Advanced applications#
These tutorials cover some more advanced topics, such as splitting structure factors by species, some convergence considerations, and spectral energy density calculations.
In the tutorial on ordered and disordered NiAl you can learn how to handle multi-component systems by computing full and partial dynamic structure factors and current correlation for ordered and disordered NiAl.
In the static structure tutorial you can learn how to compute the partial static structure factors for the different components of a halide perovskite and study the convergence of the results with system size and trajectory length.
The tutorial on the spectral energy density (SED) demonstrates how the latter can be calculated from a molecular dynamics simulation. Afterwards the SED, which captures the full anharmonicity, is compared to a phonopy dispersion, which is based on harmonic lattice dynamics.
Post-processing#
In these tutorials you can learn about ways to post-process the dynasor results, for example weighting of structure factors with form factors to compare with different scattering experiments, or extracting phonon frequencies and lifetimes by peak fitting using the damped harmonic oscillator model.
Other topics#
It can be useful to analyze the dynamics of the atoms in terms of normal modes.

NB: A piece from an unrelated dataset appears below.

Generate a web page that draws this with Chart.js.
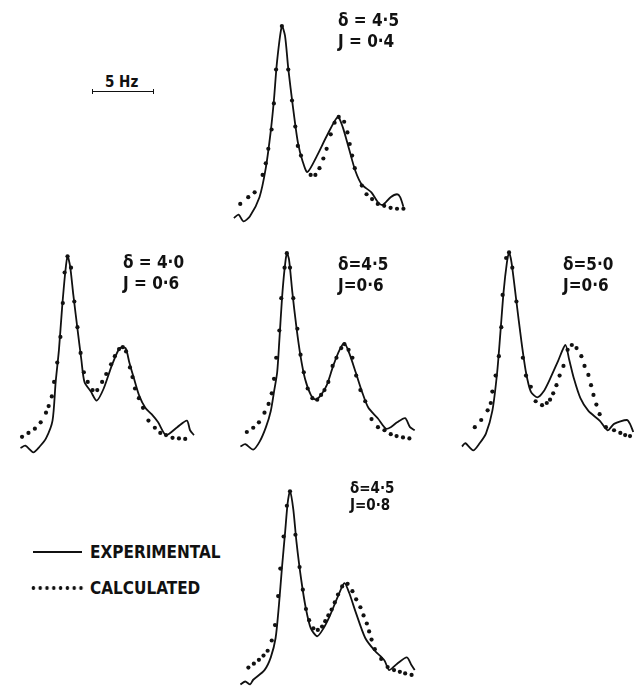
<!DOCTYPE html>
<html>
<head>
<meta charset="utf-8">
<script src="https://cdn.jsdelivr.net/npm/chart.js@4.4.1/dist/chart.umd.min.js"></script>
<style>
html,body{margin:0;padding:0;background:#fff;}
body{width:639px;height:690px;position:relative;overflow:hidden;font-family:"DejaVu Sans Condensed","DejaVu Sans",sans-serif;font-weight:bold;color:#111;}
canvas{position:absolute;}
.lbl{position:absolute;font-size:17px;line-height:21px;white-space:nowrap;}
.lbl.small{font-size:15px;line-height:17px;}
.scale{position:absolute;left:92px;top:91px;width:62px;height:0;border-top:1.5px solid #111;}
.scale:before,.scale:after{content:"";position:absolute;top:-3px;width:0;height:5px;border-left:1.5px solid #111;}
.scale:before{left:0;}
.scale:after{right:0;}
.scaleTxt{position:absolute;left:105px;top:74px;font-size:15px;line-height:17px;}
.key{position:absolute;left:90px;font-size:17px;line-height:20px;}
.solid{position:absolute;left:33px;top:551px;width:49px;border-top:2px solid #111;}
.dots{position:absolute;left:30px;top:585px;width:54px;height:6px;background:radial-gradient(circle,#111 1.6px,transparent 2.1px);background-size:6.8px 6px;background-repeat:repeat-x;}
</style>
</head>
<body>

<canvas id="pTop" width="200" height="240"></canvas>
<canvas id="pLeft" width="200" height="240"></canvas>
<canvas id="pMid" width="200" height="240"></canvas>
<canvas id="pRight" width="200" height="240"></canvas>
<canvas id="pBot" width="200" height="240"></canvas>

<div class="scaleTxt">5 Hz</div>
<div class="scale"></div>

<div class="solid"></div>
<div class="key" style="top:542px">EXPERIMENTAL</div>
<div class="dots"></div>
<div class="key" style="top:578px">CALCULATED</div>

<script>

/* DATA: x in Hz from panel start, y = relative intensity */

const topExpHz = [0.40,0.79,1.19,1.72,2.52,3.04,3.44,3.71,3.97,4.37,4.63,4.90,5.29,5.69,6.09,6.48,7.28,8.07,8.99,9.39,9.92,10.45,10.98,11.77,12.30,12.70,13.36,13.89,14.15,14.42];
const topExpInt = [6.7,8.5,5,7.5,17.5,32.5,51,67.5,87.5,106,101,84,64,46,36,30.5,39,49,59,54,42.5,31,24,20,15,13.5,17.5,19,17.5,12.5];
const topCalcHz = [0.93,1.59,2.12,2.78,3.04,3.25,3.52,3.71,3.89,4.37,4.90,5.21,5.48,5.69,5.95,6.75,7.14,7.48,7.80,8.07,8.41,8.73,9.07,9.52,9.79,9.98,10.18,10.40,10.98,11.37,11.83,12.30,12.83,13.36,13.89,14.42];
const topCalcInt = [14,17.5,20,29,35,42.5,52.5,66,83.5,106,83.5,67.5,54,44,39,29,29,32.5,37.5,42.5,50,56,59,56.5,51,45,39,32.5,23.5,19,16.5,14,13,12,11.5,11.5];

const leftExpHz = [0.37,0.77,1.43,1.96,2.48,3.02,3.28,3.55,3.81,4.07,4.26,4.47,4.74,5.13,5.40,5.66,6.19,6.67,7.25,7.91,8.57,9.05,9.37,9.76,10.16,10.69,11.21,11.75,12.40,13.33,14.13,14.39,14.71];
const leftExpInt = [6.7,7.9,4.5,7.5,11.7,20.9,40.9,57.5,79.2,97.5,105.9,100.9,85.9,65.9,52.5,40.9,35.9,31.2,37.5,49.2,58.4,58.4,50.9,42.5,34.2,27.5,24.2,20,13.4,17.5,20.9,15.9,13.4];
const leftCalcHz = [0.50,1.03,1.56,2.04,2.48,2.70,2.96,3.15,3.41,3.67,3.87,4.02,4.26,4.55,4.82,5.08,5.34,5.61,5.93,6.33,6.72,7.12,7.46,7.86,8.17,8.52,8.83,9.10,9.42,9.63,9.84,10.16,10.50,10.95,11.48,11.93,12.40,12.94,13.47,13.99];
const leftCalcInt = [12.5,14.5,16.7,20,25,28.4,33.4,40.9,50.9,64.2,81.7,97.5,105.9,100,82.5,69.2,55.9,45.9,40.9,36.7,36.7,40.9,45,50,54.2,57.9,58.9,56.7,48.4,43.4,37.5,32.5,27.5,20.9,17.2,14.5,13.4,12,11.7,11.4];

const midExpHz = [0.53,0.93,1.59,2.12,2.64,3.04,3.31,3.57,3.75,3.97,4.18,4.37,4.55,4.82,5.16,5.50,5.87,6.35,6.75,7.20,7.67,8.20,8.73,9.13,9.52,10.06,10.58,11.11,11.90,12.56,12.96,13.49,14.15,14.55,14.94];
const midExpInt = [7.5,8.7,5.9,10,17.5,25.9,35.9,45.9,62.5,84.2,99.2,107.5,104.2,87.5,69.2,54.2,42.5,34.2,31.7,34.2,39.2,49.2,57.5,60.9,55.9,45.9,35.9,27.5,22,16.7,17.5,20,22.2,17.5,15.9];
const midCalcHz = [1.06,1.59,2.06,2.52,2.86,3.12,3.31,3.49,3.75,3.91,4.18,4.37,4.63,4.90,5.24,5.50,5.77,6.09,6.48,6.88,7.20,7.48,7.80,8.15,8.47,8.87,9.13,9.47,9.79,10.10,10.45,10.85,11.37,11.90,12.44,12.96,13.44,13.97,14.50];
const midCalcInt = [15,17.2,20,25,29.5,35,42.5,53.4,67.5,84.2,100,107.5,100,84.2,68.4,55,45.9,37.5,32.5,31.7,34.2,36.7,40.9,49.2,53.4,58.4,60.5,57.5,53.4,44.2,36.7,30.9,21.7,17.5,15.9,13.9,12.9,12.2,11.7];

const rightExpHz = [0.66,0.93,1.59,2.12,2.64,3.17,3.57,3.83,4.10,4.37,4.55,4.76,5.16,5.56,5.95,6.35,6.88,7.40,7.94,8.60,9.21,9.52,9.92,10.45,11.11,12.04,12.70,13.23,14.29,14.55,14.82];
const rightExpInt = [7.5,9.2,5.5,9.2,14.2,25.9,45.9,65.9,87.5,102.5,107.9,102.5,82.5,62.5,45.9,35.9,32.9,35.9,42.5,51.7,60,52.5,42.5,32.5,25.9,20.9,15.9,19.2,21.2,19.2,15];
const rightCalcHz = [1.72,2.25,2.78,3.04,3.17,3.44,3.71,3.91,4.02,4.31,4.55,4.82,5.16,5.69,5.95,6.35,6.75,7.28,7.67,7.94,8.20,8.47,8.73,9.05,9.39,9.74,10.13,10.53,10.79,11.11,11.33,11.53,11.77,12.04,12.56,13.23,13.75,14.15,14.55];
const rightCalcInt = [17.5,21.2,26.2,30,35.9,44.2,54.2,69.2,85.9,105,107.9,100,82.5,53.4,44.2,38.4,30.9,28.9,30,31.7,35,39.2,44.2,49.2,57.5,60,58.4,54.2,49.2,44.5,39.2,34.2,29.2,24.2,17.5,15.9,14.5,13.4,12.9];

const botExpHz = [0.53,0.93,1.33,1.59,2.52,3.04,3.44,3.71,3.97,4.23,4.44,4.63,4.90,5.16,5.56,5.95,6.35,6.88,7.40,7.94,8.60,9.13,9.52,10.06,10.85,11.64,12.44,12.83,13.49,14.29,14.68,14.94];
const botExpInt = [6,7.5,6,8.4,13.4,20,30,46.7,66.7,85,100,105.9,96.7,80,60,45,35,30.9,35,41.7,51.7,58.4,53.4,43.4,30,23.4,18.4,13.4,16.7,20,15.9,13.4];
const botCalcHz = [1.19,1.64,2.06,2.44,2.78,3.12,3.39,3.65,3.83,4.10,4.37,4.63,5.08,5.42,5.69,5.95,6.21,6.56,6.93,7.28,7.54,7.80,8.07,8.33,8.60,8.94,9.39,9.79,10.10,10.45,10.71,10.98,11.17,11.37,11.64,12.17,12.70,13.23,13.71,14.15,14.68];
const botCalcInt = [14.7,16.7,18.7,20.9,23.4,28.7,36.7,51.7,65.9,82.5,98.4,105.9,83.4,66.7,55,45,39.2,35,34.2,35.9,38.7,41.7,44.7,48.4,52.5,56.7,58,54.2,50,45.9,41.7,37.5,33.4,29.2,24.2,19.2,15,13.4,12.5,11.7,10.9];

const deltas = ["4·5", "4·0", "4·5", "5·0", "4·5"];
const couplings = ["0·4", "0·6", "0·6", "0·6", "0·8"];

/* LAYOUT */

const PX_PER_HZ = 12.6;
const CW = 200, CH = 240;

const panels = [
  {id: "pTop",   left: 225, bottom: 235, expX: topExpHz,   expY: topExpInt,   calcX: topCalcHz,   calcY: topCalcInt,   lx: 338, ly: 10,  small: false, sep: " = "},
  {id: "pLeft",  left: 12,  bottom: 465, expX: leftExpHz,  expY: leftExpInt,  calcX: leftCalcHz,  calcY: leftCalcInt,  lx: 123, ly: 252, small: false, sep: " = "},
  {id: "pMid",   left: 230, bottom: 465, expX: midExpHz,   expY: midExpInt,   calcX: midCalcHz,   calcY: midCalcInt,   lx: 338, ly: 254, small: false, sep: "="},
  {id: "pRight", left: 450, bottom: 465, expX: rightExpHz, expY: rightExpInt, calcX: rightCalcHz, calcY: rightCalcInt, lx: 563, ly: 254, small: false, sep: "="},
  {id: "pBot",   left: 230, bottom: 700, expX: botExpHz,   expY: botExpInt,   calcX: botCalcHz,   calcY: botCalcInt,   lx: 350, ly: 480, small: true,  sep: "="}
];

function pts(xs, ys){
  return xs.map(function(x, i){ return {x: x, y: ys[i]}; });
}

panels.forEach(function(p, i){

  const canvas = document.getElementById(p.id);
  canvas.style.left = p.left + "px";
  canvas.style.top = (p.bottom - CH) + "px";

  new Chart(canvas.getContext("2d"), {
    type: "line",
    data: {
      datasets: [
        {
          label: "CALCULATED",
          data: pts(p.calcX, p.calcY),
          showLine: false,
          pointRadius: 2.1,
          pointBackgroundColor: "#111",
          pointBorderWidth: 0
        },
        {
          label: "EXPERIMENTAL",
          data: pts(p.expX, p.expY),
          borderColor: "#111",
          borderWidth: 1.8,
          pointRadius: 0,
          tension: 0.25,
          fill: false
        }
      ]
    },
    options: {
      responsive: false,
      animation: false,
      events: [],
      layout: {padding: 0},
      plugins: {legend: {display: false}, tooltip: {enabled: false}},
      scales: {
        x: {type: "linear", min: 0, max: CW / PX_PER_HZ, display: false},
        y: {min: 0, max: CH / 2, display: false}
      }
    }
  });

  const lbl = document.createElement("div");
  lbl.className = "lbl" + (p.small ? " small" : "");
  lbl.style.left = p.lx + "px";
  lbl.style.top = p.ly + "px";
  lbl.innerHTML = "<div>δ" + p.sep + deltas[i] + "</div><div>J" + p.sep + couplings[i] + "</div>";
  document.body.appendChild(lbl);

});

</script>
</body>
</html>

The normal modes behaves roughly as independent harmonic oscillators for most materials.
It is thus possible to reason about these degrees of freedom as each having a single frequency and lifetime.
Even for very anharmonic materials normal modes can serve as a intuitive basis for further analysis.
In the mode projection tutorial the basic functionality of dynasor.ModeProjector
is demonstrated.
The ACF and FFTs tutorial provides some general insights into auto-correlation functions, Fourier transforms, and numerical tools for decreasing noise.
It is crucial to analyze convergence of the results, which is illustrated for the case of the convergence with respect to simulation time in this tutorial.